Amy Dickinson in Time gave a favorable review to Dr. Laura Schlessinger’s new book but Dr. Laura took it on the chin in the rest of the issue. Dickinson opened: "You have to hand it to Dr. Laura Schlessinger, who has built an impressive career as the hectoring moral lightning rod of American family life, telling people what they don’t want to hear about how they conduct themselves and especially how they raise their kids. Through her books and syndicated radio show (soon to be a TV show), Dr. Laura preaches a reactionary gospel, begging for a return to 1950s family values and dissing the choices of an entire generation-my generation-that wants to ‘have it all’: fabulous careers, love lives and families. Dr. Laura is so ripe for parody that at least two characters on prime-time TV are clearly based on her. It would be easy to dismiss her except for this: she does score some direct hits, and let me tell you-the truth hurts."
The rest of the review is so favorable that it appeared Time felt the need to balance it, by calling Dr. Laura a loser in its Winners and Losers column: "United Airlines mag rejects your ads: advertisers drop. Must be a liberal conspiracy."

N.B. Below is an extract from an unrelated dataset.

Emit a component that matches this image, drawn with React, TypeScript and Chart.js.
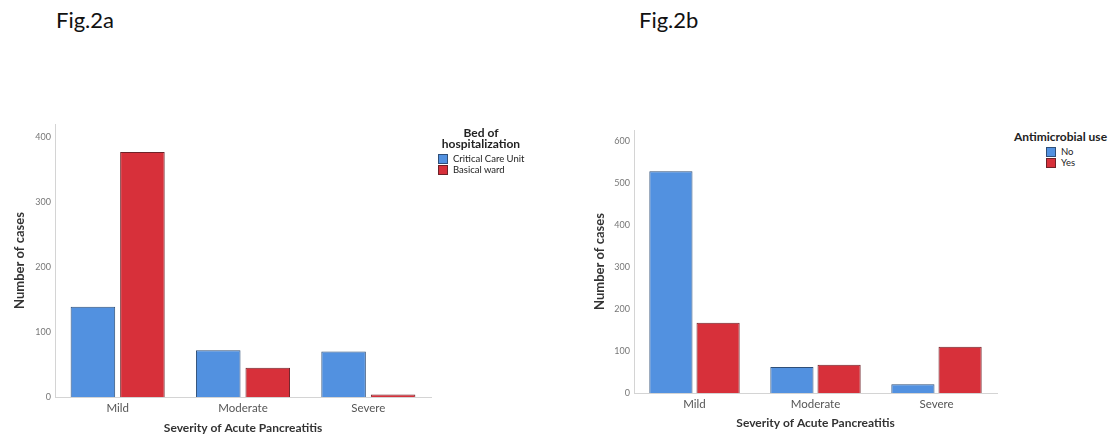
import React, { useEffect, useRef } from "react";
import { Chart, registerables } from "chart.js";

Chart.register(...registerables);

const categories = ["Mild", "Moderate", "Severe"];

const bedLabels = ["Critical Care Unit", "Basical ward"];
const criticalCareUnit = [139, 72, 70];
const basicalWard = [377, 45, 4];

const antimicrobialLabels = ["No", "Yes"];
const antimicrobialNo = [528, 62, 21];
const antimicrobialYes = [167, 67, 110];

const BLUE = "#5291e0";
const BLUE_BORDER = "#2f4f78";
const RED = "#d7303a";
const RED_BORDER = "#6e2228";
const FONT = "Lato, 'Open Sans', sans-serif";

type Cfg = {
  data: [number[], number[]];
  labels: string[];
  max: number;
  yWidth: number;
  xHeight: number;
  padTop: number;
  padRight: number;
  yTitlePad: number;
  xTitlePad: number;
  catPct: number;
  barPct: number;
};

function BarChart({ cfg, style }: { cfg: Cfg; style: React.CSSProperties }) {
  const ref = useRef<HTMLCanvasElement>(null);
  useEffect(() => {
    if (!ref.current) return;
    const chart = new Chart(ref.current, {
      type: "bar",
      data: {
        labels: categories,
        datasets: [
          {
            label: cfg.labels[0],
            data: cfg.data[0],
            backgroundColor: BLUE,
            borderColor: BLUE_BORDER,
            borderWidth: 1,
            categoryPercentage: cfg.catPct,
            barPercentage: cfg.barPct,
          },
          {
            label: cfg.labels[1],
            data: cfg.data[1],
            backgroundColor: RED,
            borderColor: RED_BORDER,
            borderWidth: 1,
            categoryPercentage: cfg.catPct,
            barPercentage: cfg.barPct,
          },
        ],
      },
      options: {
        responsive: false,
        animation: false,
        layout: { padding: { top: cfg.padTop, right: cfg.padRight, left: 0, bottom: 0 } },
        plugins: { legend: { display: false }, tooltip: { enabled: false } },
        scales: {
          x: {
            grid: { display: false, drawTicks: false },
            border: { color: "#d4d4d4", width: 1 },
            ticks: { padding: 4, color: "#555", font: { family: FONT, size: 11.5 } },
            title: {
              display: true,
              text: "Severity of Acute Pancreatitis",
              color: "#333",
              font: { family: FONT, size: 12, weight: "bold" },
              padding: { top: 0, bottom: cfg.xTitlePad },
            },
            afterFit: (s: any) => {
              s.height = cfg.xHeight;
            },
          },
          y: {
            min: 0,
            max: cfg.max,
            grid: { display: false, drawTicks: false },
            border: { color: "#d4d4d4", width: 1 },
            ticks: { stepSize: 100, padding: 4, color: "#777", font: { family: FONT, size: 9 } },
            afterBuildTicks: (s: any) => {
              s.ticks = s.ticks.filter((t: any) => t.value % 100 === 0);
            },
            title: {
              display: true,
              text: "Number of cases",
              color: "#333",
              font: { family: FONT, size: 13, weight: "bold" },
              padding: { top: cfg.yTitlePad, bottom: 0 },
            },
            afterFit: (s: any) => {
              s.width = cfg.yWidth;
            },
          },
        },
      },
    });
    return () => chart.destroy();
  }, []);
  return <canvas ref={ref} width={440} height={338} style={{ position: "absolute", ...style }} />;
}

function Legend({
  title,
  labels,
  titleStyle,
  itemsStyle,
}: {
  title: string[];
  labels: string[];
  titleStyle: React.CSSProperties;
  itemsStyle: React.CSSProperties;
}) {
  const colors = [
    [BLUE, BLUE_BORDER],
    [RED, RED_BORDER],
  ];
  return (
    <>
      <div
        style={{
          position: "absolute",
          fontFamily: FONT,
          color: "#222",
          fontWeight: "bold",
          fontSize: 12,
          lineHeight: "11px",
          textAlign: "center",
          whiteSpace: "nowrap",
          ...titleStyle,
        }}
      >
        {title.map((t) => (
          <div key={t}>{t}</div>
        ))}
      </div>
      <div style={{ position: "absolute", fontFamily: FONT, color: "#222", ...itemsStyle }}>
        {labels.map((l, i) => (
          <div key={l} style={{ display: "flex", alignItems: "center", height: 11, fontSize: 9.5, whiteSpace: "nowrap" }}>
            <span
              style={{
                display: "inline-block",
                width: 8,
                height: 8,
                background: colors[i][0],
                border: `1px solid ${colors[i][1]}`,
                marginRight: 5,
              }}
            />
            <span>{l}</span>
          </div>
        ))}
      </div>
    </>
  );
}

const cfgA: Cfg = {
  data: [criticalCareUnit, basicalWard],
  labels: bedLabels,
  max: 420,
  yWidth: 55,
  xHeight: 41,
  padTop: 24,
  padRight: 9,
  yTitlePad: 12,
  xTitlePad: 3,
  catPct: 0.79,
  barPct: 0.9,
};

const cfgB: Cfg = {
  data: [antimicrobialNo, antimicrobialYes],
  labels: antimicrobialLabels,
  max: 626,
  yWidth: 74,
  xHeight: 45,
  padTop: 30,
  padRight: 3,
  yTitlePad: 32,
  xTitlePad: 8,
  catPct: 0.78,
  barPct: 0.915,
};

export default function App() {
  useEffect(() => {
    document.body.style.margin = "0";
  }, []);
  return (
    <div style={{ position: "absolute", left: 0, top: 0, width: 1111, height: 438, background: "#fff", overflow: "hidden" }}>
      <div style={{ position: "absolute", left: 56, top: 6, fontFamily: FONT, fontSize: 22, color: "#111" }}>Fig.2a</div>
      <div style={{ position: "absolute", left: 639, top: 6, fontFamily: FONT, fontSize: 22, color: "#111" }}>Fig.2b</div>
      <BarChart cfg={cfgA} style={{ left: 0, top: 100 }} />
      <BarChart cfg={cfgB} style={{ left: 560, top: 100 }} />
      <Legend
        title={["Bed of", "hospitalization"]}
        labels={bedLabels}
        titleStyle={{ left: 438, top: 127, width: 86 }}
        itemsStyle={{ left: 438, top: 153 }}
      />
      <Legend
        title={["Antimicrobial use"]}
        labels={antimicrobialLabels}
        titleStyle={{ left: 1012, top: 131, width: 97 }}
        itemsStyle={{ left: 1046, top: 146 }}
      />
    </div>
  );
}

And if that weren’t enough, pop music writer Christopher John Farley took a dig at Dr. Laura in his review of Eminem’s latest CD. "On other tracks, Eminem goes after gays with a fervor that would shame Dr. Laura." Farley then went on to quote some of Eminem’s more violent lyrics against homosexuals, including making fun of the killing of designer Gianni
Versace.
Despite Farley’s comparisons I don’t think we’ll be seeing Dr. Laura and Eminem hanging out at the next Source Awards.